“Now, boys,” I said, “what am I to talk to you about?” I let them choose their subject very often.

“Tell us the story of the gipsy tent,” they called out.

And there I was at home, and it was all right, and for an hour I told them the story of how grace came to that gipsy tent—the old romance of love.

“Now, boys, I’m through,” I said when I had spoken for an hour—and they gave me an encore. When I had finished my encore, the dear old Colonel got up to thank the “performer”—and he couldn’t do it; there was a lump in his throat and big tears were rolling down his cheeks.

“Boys, I can’t say what I want to, but,” said he, “we have all got to be better men.”

The Gospel was preached in that hut in a different way from what we have it preached at home, but we got it in, and the thing is to get it in.


I was talking behind the lines to some of your boys. Every boy in front of me was going up to the trenches that night. There were five or six hundred of them. They had got their equipment—they were going on parade as soon as they left me. It wasn’t easy to talk. All I said was accompanied by the roar of the guns and the crack of rifles and the rattle of the machine guns, and once in a while our faces were lit up by the flashes. It was a weird sight. I looked at those boys. I couldn’t preach to them in the ordinary way. I knew and they knew that for many it was the last service they would attend on earth. I said,

“Boys, you are going up to the trenches. Anything may happen there. I wish I could go with you. God knows I do.
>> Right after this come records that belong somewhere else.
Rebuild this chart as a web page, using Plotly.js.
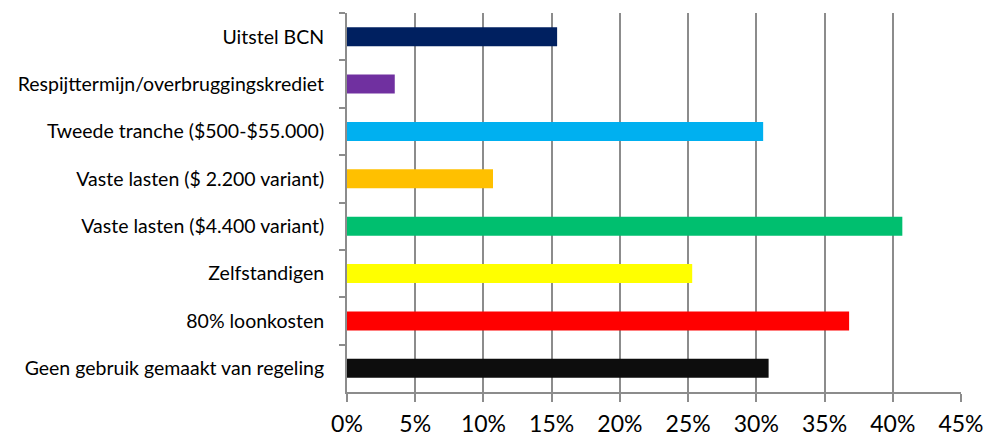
<!DOCTYPE html>
<html>
<head>
<meta charset="utf-8">
<script src="https://cdn.plot.ly/plotly-3.0.1.min.js"></script>
<style>html,body{margin:0;padding:0;background:#fff;}#chart{width:987px;height:438px;}</style>
</head>
<body>
<div id="chart"></div>
<script>
const categories = [
  "Uitstel BCN",
  "Respijttermijn/overbruggingskrediet",
  "Tweede tranche ($500-$55.000)",
  "Vaste lasten ($ 2.200 variant)",
  "Vaste lasten ($4.400 variant)",
  "Zelfstandigen",
  "80% loonkosten",
  "Geen gebruik gemaakt van regeling"
];
const values = [0.154, 0.035, 0.305, 0.107, 0.407, 0.253, 0.368, 0.309];
const colors = ["#002060", "#7030A0", "#00B0F0", "#FFC000", "#00BF6F", "#FFFF00", "#FF0000", "#0D0D0D"];
const xTicks = [0, 0.05, 0.10, 0.15, 0.20, 0.25, 0.30, 0.35, 0.40, 0.45];

const trace = {
  type: "bar",
  orientation: "h",
  y: categories,
  x: values,
  width: 0.4,
  marker: { color: colors, line: { width: 0 } },
  hoverinfo: "x+y"
};

const layout = {
  width: 987,
  height: 438,
  margin: { l: 347, r: 26, t: 13, b: 46, pad: 0 },
  paper_bgcolor: "#ffffff",
  plot_bgcolor: "#ffffff",
  showlegend: false,
  font: { family: "Lato, 'Open Sans', sans-serif", color: "#000000" },
  xaxis: {
    range: [0, 0.45],
    tickvals: xTicks,
    tickformat: ".0%",
    showgrid: true,
    gridcolor: "#8C8C8C",
    gridwidth: 2,
    zeroline: false,
    showline: true,
    linecolor: "#8C8C8C",
    linewidth: 2,
    ticks: "outside",
    ticklen: 8,
    tickwidth: 2,
    tickcolor: "#8C8C8C",
    ticklabelstandoff: 2,
    tickfont: { size: 23, family: "Lato, 'Open Sans', sans-serif", color: "#000" },
    fixedrange: true
  },
  yaxis: {
    type: "category",
    autorange: "reversed",
    showgrid: false,
    zeroline: false,
    showline: true,
    linecolor: "#8C8C8C",
    linewidth: 2,
    ticks: "outside",
    tickson: "boundaries",
    ticklen: 6,
    tickwidth: 2,
    tickcolor: "#8C8C8C",
    ticklabelstandoff: 17,
    tickfont: { size: 19.5, family: "Lato, 'Open Sans', sans-serif", color: "#000" },
    fixedrange: true
  }
};

Plotly.newPlot("chart", [trace], layout, { displayModeBar: false, staticPlot: true });
</script>
</body>
</html>
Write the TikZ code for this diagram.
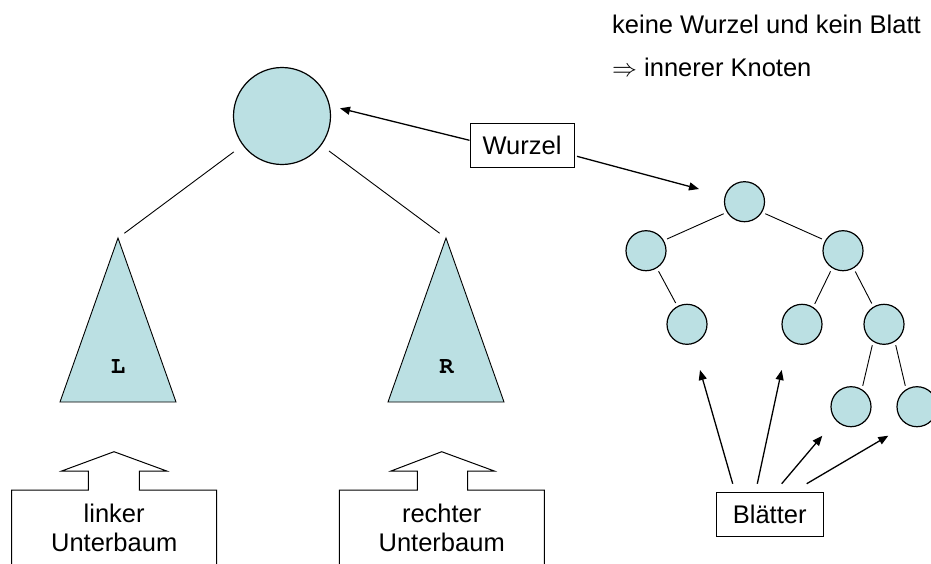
\documentclass[tikz,border=0pt]{standalone}
\usepackage{fontspec}
\setmainfont{Liberation Sans}
\usetikzlibrary{arrows.meta,calc}
\definecolor{fillc}{RGB}{187,224,227}
\newcommand{\courb}{\fontencoding{OT1}\fontfamily{pcr}\fontseries{b}\fontsize{24}{24}\selectfont}
\begin{document}
\begin{tikzpicture}[x=1pt,y=-1pt,
  lbl/.style={font=\fontsize{25.5}{28.7}\selectfont, inner sep=0pt},
  bignode/.style={circle, draw, fill=fillc, line width=1.2pt, minimum size=97pt, inner sep=0pt},
  tnode/.style={circle, draw, fill=fillc, line width=1.2pt, minimum size=40pt, inner sep=0pt},
  edge/.style={line width=0.9pt, shorten <=3.5pt, shorten >=3.5pt},
  arr/.style={line width=1.3pt, -{Triangle[length=10pt,width=8pt]}},
  box/.style={draw, line width=1pt, lbl, minimum height=44pt},
  tri/.style={draw, fill=fillc, line width=0.9pt},
  blk/.style={draw, line width=1pt},
  mono/.style={font=\courb, inner sep=0pt}]
\useasboundingbox (0,0) rectangle (931,563);
\clip (0,0) rectangle (931,563);

% top text
\node[lbl, anchor=base west] (t1) at (612,33.3) {keine Wurzel und kein Blatt};
\node[lbl, anchor=base west] (t2) at (612,76) {$\Rightarrow$ innerer Knoten};

% big root and subtrees
\node[bignode] (big) at (282,116) {};
\coordinate (Ltop) at (118,238);
\filldraw[tri] (Ltop) -- (60,402) -- (176,402) -- cycle;
\node[mono] (Llab) at (118,367) {L};
\coordinate (Rtop) at (446,238);
\filldraw[tri] (Rtop) -- (388,402) -- (504,402) -- cycle;
\node[mono] (Rlab) at (446.5,367) {R};
\draw[line width=0.9pt, shorten <=11pt, shorten >=8pt] (big) -- (Ltop);
\draw[line width=0.9pt, shorten <=9.5pt, shorten >=8pt] (big) -- (Rtop);

% Wurzel
\node[box, minimum width=104pt] (W) at (522,145.3) {Wurzel};
\coordinate (wt1) at (340,108.3);
\coordinate (wt2) at (699,189);
\draw[arr] ([yshift=5pt]W.west) -- (wt1);
\draw[arr] ([xshift=2.5pt,yshift=-11pt]W.east) -- (wt2);

% small tree
\node[tnode] (S0) at (744.5,201.7) {};
\node[tnode] (A) at (646,250.7) {};
\node[tnode] (B) at (843,250.7) {};
\node[tnode] (A1) at (687,324.3) {};
\node[tnode] (B1) at (802,324.3) {};
\node[tnode] (B2) at (884,324.3) {};
\node[tnode] (C1) at (851,406.7) {};
\node[tnode] (C2) at (917,406.7) {};
\draw[edge] (S0.-149) -- (A.30);
\draw[edge] (S0.-31) -- (B.150);
\draw[edge] (A.-58) -- (A1.118);
\draw[edge] (B.-122) -- (B1.57);
\draw[edge] (B.-59) -- (B2.121);
\draw[edge] (B2.-122) -- (C1.58);
\draw[edge] (B2.-58) -- (C2.122);

% Blaetter
\node[box, minimum width=107pt] (Bl) at (769.7,514.2) {Blätter};
\coordinate (b1) at (700,370);
\coordinate (b2) at (781.7,370);
\coordinate (b3) at (822.3,435.7);
\coordinate (b4) at (888.3,435.7);
\draw[arr] ([xshift=-37pt,yshift=8pt]Bl.north) -- (b1);
\draw[arr] ([xshift=-12.4pt,yshift=8pt]Bl.north) -- (b2);
\draw[arr] ([xshift=12pt,yshift=8pt]Bl.north) -- (b3);
\draw[arr] ([xshift=37pt,yshift=8pt]Bl.north) -- (b4);

% block arrows
\draw[blk] (11.7,566) -- (11.7,490) -- (88.3,490) -- (88.3,471) -- (61.7,471) -- (114,451.7) -- (166.7,471) -- (139.3,471) -- (139.3,490) -- (216.7,490) -- (216.7,566);
\node[lbl, align=center] (lu) at (114.2,528) {linker\\Unterbaum};
\draw[blk] (339.3,566) -- (339.3,490) -- (417.3,490) -- (417.3,471) -- (391,471) -- (441.7,451.7) -- (494.3,471) -- (467.7,471) -- (467.7,490) -- (544.3,490) -- (544.3,566);
\node[lbl, align=center] (ru) at (441.7,528) {rechter\\Unterbaum};
\end{tikzpicture}
\end{document}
I would if they would let me, and if any of you fall I would like to hold your hand and say something to you for mother, for wife, and for lover, and for little child. I’d like to be a link between you and home just for that moment—God’s messenger for you. They won’t let me go, but there is Somebody Who will go with you. You know Who that is.”

You should have heard the boys all over that hut whisper, “Yes, sir—Jesus.”